Lyrik performativ entfaltet
Ein literaturwissenschaftlicher Sammelband macht Lust auf Gedichte
Von Heike Henderson
Besprochene Bücher / LiteraturhinweiseEs kommt nicht sehr oft vor, dass ein literaturwissenschaftlicher Sammelband zugleich erhellt und erfreut, ein Thema ausführlich beleuchtet, theoretisch fundiert argumentiert, neue Perspektiven ausführt, und lustvoll zu lesen ist. Genau das ist jedoch der Fall bei Phänomene des Performativen in der Lyrik, ein von überwiegend jungen Wissenschaftlern und Wissenschaftlerinnen konzipierter und ausgearbeiteter Band, der einen umfassenden Einblick in die neueste Forschung an der Schnittstelle zwischen Lyrikologie und Performativitätstheorien gibt.
Die umfangreiche Einleitung erörtert das Performative in Theorien der Lyrik und umgekehrt Lyrik in Theorien des Performativen. Die Herausgeber Anna Bers und Peer Trilcke entfalten eine ausführliche Sichtung und Diskussion der bisherigen Forschungsansätze zu dem Thema. Sie eröffnen auch theoretische Perspektiven, indem sie Vorschläge zu einer künftigen Terminologie anbieten, die verschiedene Phänomene des Performativen (Performance, Performbarkeit, Performanz und Performativität) voneinander abgrenzen. Dieser Versuch der Begriffsdefinition erlaubt eine thematische Annäherung, die einen klaren Rahmen für die folgenden Fallanalysen und theoretischen Erörterungen steckt. Der Band endet mit den Antworten auf einen kurzen Fragebogen über den Trend zur Performance in der Lyrik-Szene, den Bers und Trilcke an fünf LyrikerInnen und eine Literaturhausleiterin gerichtet hatten.
Von den anschließenden Beiträgen, die sich allesamt durch eine sehr hohe Qualität auszeichnen, sollen die folgenden besonders herausgehoben werden: Anneka Metzgers „Der Performanz entkommst du nicht“ fragt danach, wie Gedichte in verschiedenen öffentlichen Feldern (literarische Öffentlichkeit, deutsche Universitäten, Verlage, Feuilletons, Werbung) behandelt werden und wie Poesie das Handlungspotenzial der Sprache herausfordert. Am Beispiel der Konzeptkunst erarbeitet sie dann einen Bezugsrahmen für lyrische Phänomene des Performativen. Lydia Christine Michels „Von mir – zu euch – für uns“ bietet eine ausgezeichnete Fallanalyse zur Performativität in/von Peter Rühmkorfs Gedichten. Julia Novaks Artikel „Live-Lyrik“ widmet sich der Rolle des Körpers in Lyrik-Performances. Am Beispiel von Poetry Slams untersucht sie außerdem das Spiel mit Sprecher-, Autorinnen- und Text-Ich, das sich an bewussten oder verweigerten Identifikationen abarbeitet. Diese spannungsreiche Beziehung ist auch der Gegenstand von Annie Rutherfords Beitrag „Parodie, Dialog und subversive Erzählerinnen“, der die Aushandlung von Identitäten in zwei Performances von Patience Agbabi untersucht.

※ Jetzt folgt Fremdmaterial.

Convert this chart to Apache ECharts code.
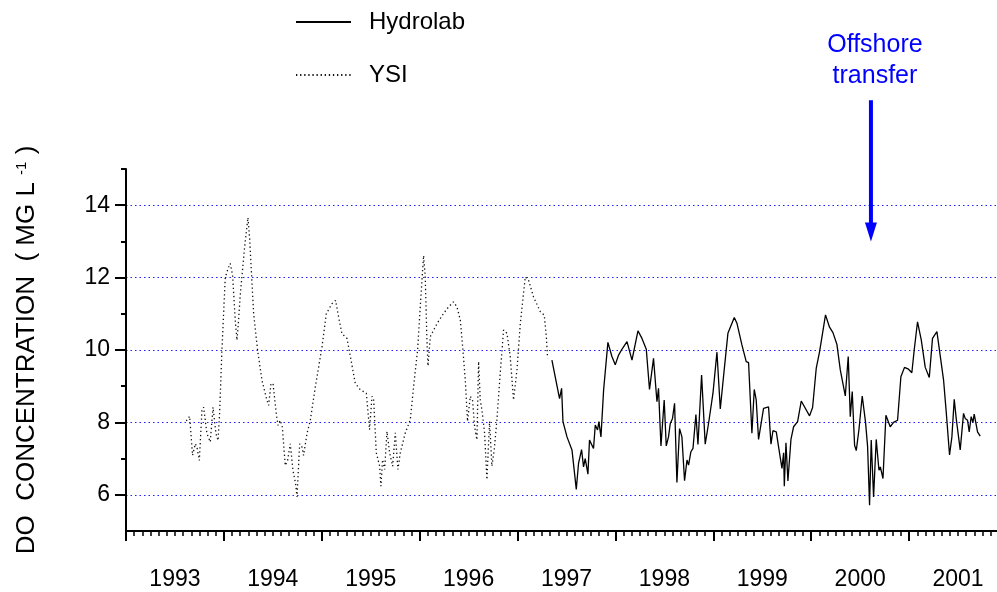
<!DOCTYPE html>
<html>
<head>
<meta charset="utf-8">
<script src="https://cdn.jsdelivr.net/npm/echarts@6/dist/echarts.min.js"></script>
<style>html,body{margin:0;padding:0;background:#fff}#c{width:997px;height:592px}</style>
</head>
<body>
<div id="c"></div>
<script>
// ---- data (decimal year, DO mg/L) ----
const yearLabels = ['1993','1994','1995','1996','1997','1998','1999','2000','2001'];
const yTickValues = [6, 8, 10, 12, 14];
const yMinorTickValues = [7, 9, 11, 13, 15];

const ysiYears = [1993.616,1993.650,1993.680,1993.708,1993.725,1993.749,1993.776,1993.793,1993.827,1993.861,1993.889,1993.905,1993.919,1993.940,1993.956,1993.980,
1994.014,1994.042,1994.065,1994.089,1994.116,1994.134,1994.150,1994.168,1994.212,1994.246,1994.263,1994.304,1994.344,1994.389,1994.440,1994.457,1994.481,1994.502,1994.535,1994.553,1994.576,1994.597,1994.627,1994.651,1994.678,1994.706,1994.733,1994.747,1994.774,1994.798,1994.814,1994.849,1994.883,1994.934,1994.968,
1995.002,1995.046,1995.104,1995.141,1995.172,1995.206,1995.258,1995.342,1995.393,1995.455,1995.488,1995.513,1995.530,1995.557,1995.591,1995.604,1995.621,1995.642,1995.666,1995.693,1995.724,1995.751,1995.778,1995.802,1995.853,1995.904,1995.945,1995.979,
1996.006,1996.040,1996.057,1996.074,1996.085,1996.109,1996.177,1996.244,1996.295,1996.346,1996.381,1996.415,1996.442,1996.466,1996.489,1996.517,1996.540,1996.561,1996.585,1996.602,1996.619,1996.636,1996.663,1996.687,1996.714,1996.738,1996.762,1996.789,1996.823,1996.857,1996.892,1996.925,1996.959,1996.994,
1997.028,1997.079,1997.112,1997.163,1997.232,1997.273,1997.294,1997.307];
const ysiValues = [8.04,8.17,7.09,7.41,7.32,6.95,8.33,8.42,7.69,7.46,8.42,8.47,7.69,7.50,8.24,10.00,
12.0,12.25,12.39,12.06,10.82,10.27,10.82,11.55,12.85,13.66,13.08,11.00,10.00,9.16,8.61,8.47,9.07,9.07,8.24,7.92,8.06,7.87,6.81,6.95,7.41,6.67,6.30,5.94,7.41,7.32,7.09,7.69,8.06,8.98,9.53,
10.08,11.00,11.28,11.37,10.91,10.45,10.32,9.08,8.90,8.81,7.80,8.72,8.62,7.16,6.79,6.24,6.97,6.70,7.75,7.16,6.79,7.71,6.70,7.16,7.71,8.07,9.17,10.00,
11.19,12.61,12.02,10.28,9.56,10.37,10.73,11.01,11.19,11.33,11.19,10.83,10.00,9.17,8.03,8.72,8.62,7.89,7.52,9.68,8.62,8.35,7.71,6.42,8.03,6.79,7.25,8.07,9.36,10.55,10.46,9.82,8.62,9.45,
10.73,12.02,11.93,11.47,11.06,10.96,10.37,9.77];

const hydroYears = [1997.351,1997.429,1997.450,1997.464,1997.505,1997.556,1997.600,1997.623,1997.654,1997.674,1997.691,1997.719,1997.735,1997.776,1997.794,1997.817,1997.831,1997.852,1997.879,1997.923,1997.964,1997.998,
1998.032,1998.066,1998.118,1998.169,1998.230,1998.271,1998.315,1998.348,1998.389,1998.424,1998.440,1998.465,1998.498,1998.519,1998.542,1998.560,1998.583,1998.604,1998.628,1998.655,1998.679,1998.706,1998.731,1998.747,1998.771,1998.792,1998.822,1998.843,1998.880,1998.917,1998.951,1998.996,
1999.037,1999.071,1999.111,1999.149,1999.214,1999.241,1999.292,1999.336,1999.360,1999.394,1999.418,1999.438,1999.462,1999.513,1999.564,1999.589,1999.609,1999.643,1999.674,1999.701,1999.718,1999.725,1999.742,1999.762,1999.793,1999.820,1999.861,1999.898,1999.983,
2000.014,2000.051,2000.085,2000.146,2000.187,2000.222,2000.262,2000.297,2000.348,2000.378,2000.399,2000.419,2000.443,2000.460,2000.487,2000.521,2000.555,2000.576,2000.596,2000.613,2000.637,2000.664,2000.692,2000.706,2000.733,2000.746,2000.763,2000.807,2000.841,2000.882,2000.916,2000.953,2000.994,
2001.028,2001.052,2001.086,2001.124,2001.165,2001.206,2001.239,2001.284,2001.352,2001.379,2001.413,2001.437,2001.461,2001.481,2001.522,2001.556,2001.573,2001.597,2001.614,2001.634,2001.652,2001.665,2001.699,2001.726];
const hydroValues = [9.72,8.66,8.94,8.02,7.60,7.24,6.15,6.87,7.25,6.77,7.00,6.57,7.51,7.28,7.93,7.79,8.02,7.60,8.89,10.21,9.82,9.59,
9.86,10.02,10.23,9.72,10.53,10.32,10.02,8.91,9.77,8.57,8.94,7.35,8.62,7.35,7.60,7.97,8.11,8.53,6.34,7.83,7.60,6.39,6.96,6.82,7.19,7.28,8.22,7.39,9.31,7.40,7.97,8.80,
9.94,8.37,9.45,10.46,10.90,10.74,10.14,9.68,9.65,7.70,8.91,8.62,7.53,8.39,8.43,7.40,7.77,7.74,7.19,6.73,7.16,6.24,7.44,6.38,7.53,7.88,8.02,8.59,8.18,
8.41,9.49,9.95,10.97,10.63,10.48,10.16,9.45,8.73,9.82,8.16,8.85,7.37,7.22,7.79,8.73,8.00,7.33,5.71,7.51,5.94,7.53,6.68,6.77,6.45,6.48,8.20,7.88,8.00,8.06,9.26,9.52,9.47,
9.37,10.00,10.78,10.28,9.52,9.24,10.32,10.51,9.17,8.29,7.10,7.60,8.64,8.11,7.24,8.25,8.11,8.06,7.74,8.16,8.00,8.23,7.74,7.62];

// annotation: offshore transfer
const transferYear = 2000.61;
const arrowTopValue = 16.9;
const arrowTipValue = 13.0;
const transferText = 'Offshore\ntransfer';

const FONT = 'Liberation Sans, Arial, sans-serif';
const zip = (xs, ys) => xs.map((x, i) => [x, ys[i]]);

const chart = echarts.init(document.getElementById('c'), null, {renderer: 'canvas'});
chart.setOption({
  animation: false,
  backgroundColor: '#fff',
  grid: { left: 126, right: -10, top: 169, bottom: 61, outerBoundsMode: 'none', containLabel: false },
  legend: {
    orient: 'vertical', left: 295, top: 10, padding: 0,
    itemWidth: 55, itemHeight: 14, itemGap: 29,
    itemStyle: { opacity: 0 },
    textStyle: { fontFamily: FONT, fontSize: 24, color: '#000', lineHeight: 24, padding: [0,0,0,13] },
    data: ['Hydrolab', 'YSI']
  },
  xAxis: [
    {
      type: 'value', min: 1993, max: 2002, interval: 1, position: 'bottom',
      axisLine: { show: true, onZero: false, lineStyle: { color: '#000', width: 2 } },
      axisTick: { show: true, length: 10, lineStyle: { color: '#000', width: 2 } },
      minorTick: { show: true, splitNumber: 12, length: 5, lineStyle: { color: '#000', width: 1.5 } },
      axisLabel: { show: false },
      splitLine: { show: false }
    },
    {
      type: 'category', data: yearLabels, boundaryGap: true, position: 'bottom',
      axisLine: { show: false }, axisTick: { show: false }, splitLine: { show: false },
      axisLabel: { show: true, interval: 0, margin: 37, fontFamily: FONT, fontSize: 23, color: '#000' }
    }
  ],
  yAxis: [
    {
      type: 'value', min: 5, max: 15, position: 'left',
      name: '{a|DO  CONCENTRATION  ( MG L }{s|-1}{a| )}',
      nameLocation: 'middle', nameGap: 86, nameRotate: 90,
      nameTextStyle: {
        rich: {
          a: { fontFamily: FONT, fontSize: 26, color: '#000' },
          s: { fontFamily: FONT, fontSize: 15, color: '#000', verticalAlign: 'top' }
        }
      },
      axisLine: { show: true, onZero: false, lineStyle: { color: '#000', width: 2 } },
      axisTick: { show: true, customValues: yTickValues, length: 11, lineStyle: { color: '#000', width: 2 } },
      axisLabel: { show: true, customValues: yTickValues, margin: 16, fontFamily: FONT, fontSize: 23, color: '#000' },
      splitLine: { show: true, lineStyle: { color: '#1f1fff', width: 1, type: [1.5, 3] } }
    },
    {
      type: 'value', min: 5, max: 15, interval: 1, position: 'left',
      axisLine: { show: false },
      axisTick: { show: true, customValues: yMinorTickValues, length: 5, lineStyle: { color: '#000', width: 2 } },
      axisLabel: { show: false },
      splitLine: { show: false }
    }
  ],
  series: [
    {
      name: 'Hydrolab', type: 'line', xAxisIndex: 0, yAxisIndex: 0,
      data: zip(hydroYears, hydroValues), symbol: 'none', showSymbol: false,
      lineStyle: { color: '#000', width: 1.3, type: 'solid' }, itemStyle: { color: '#000' }
    },
    {
      name: 'YSI', type: 'line', xAxisIndex: 0, yAxisIndex: 0,
      data: zip(ysiYears, ysiValues), symbol: 'none', showSymbol: false,
      lineStyle: { color: '#111', width: 1.3, type: [1.3, 2.8] }, itemStyle: { color: '#111' }
    }
  ]
});

// arrow + text placed from the chart's own scales
const pTop = chart.convertToPixel({ xAxisIndex: 0, yAxisIndex: 0 }, [transferYear, arrowTopValue]);
const pTip = chart.convertToPixel({ xAxisIndex: 0, yAxisIndex: 0 }, [transferYear, arrowTipValue]);
const headLen = 19, headHalf = 6;
chart.setOption({
  graphic: [
    { type: 'line', shape: { x1: pTop[0], y1: pTop[1], x2: pTip[0], y2: pTip[1] - headLen + 2 },
      style: { stroke: '#0000ff', lineWidth: 4 } },
    { type: 'polygon', shape: { points: [[pTip[0] - headHalf, pTip[1] - headLen], [pTip[0] + headHalf, pTip[1] - headLen], [pTip[0], pTip[1]]] },
      style: { fill: '#0000ff' } },
    { type: 'text', x: pTop[0] + 4, y: pTop[1] - 9,
      style: { text: transferText, fill: '#0000ff', fontFamily: FONT, fontSize: 25, lineHeight: 31, align: 'center', verticalAlign: 'bottom' } }
  ]
});
</script>
</body>
</html>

Rüdiger Singers „Oh hätt ich seine Stimme“ untersucht die Rolle des impliziten Rezitators in der Lyrik, der mitunter in einem produktiven Spannungsverhältnis zur tatsächlichen Rezitation steht. Da sein Blick auf die Lyrik von der eines „dilettierenden Rezitators“ geprägt ist, zeichnen sich die Ergebnisse seiner Untersuchung dadurch aus, dass sie performativ entstanden sind. Christine Künzel schließlich widmet sich in ihrem Text „Performing Poetry“ der performativen Interpretation. In dem wohl praxisnahsten Beitrag des Bandes liefert sie Anregungen zum performativen Umgang mit Gedichten im Unterricht. Anhand des oft interpretierten Rilke-Gedichts „Der Panther“ zeigt sie, dass die literaturwissenschaftliche Perspektive durch eine performative Umsetzung des Gedichts neue Impulse erhalten kann.
Ein hervorstechendes Merkmal dieses Sammelbandes ist die wissenschaftliche Fundierung und klare Argumentation der versammelten Texte. Darüber hinaus leistet er etwas, das nur wenige akademische Texte vermögen: Er macht Lust auf Gedichte. Lust sie zu lesen, zu hören, zu erleben.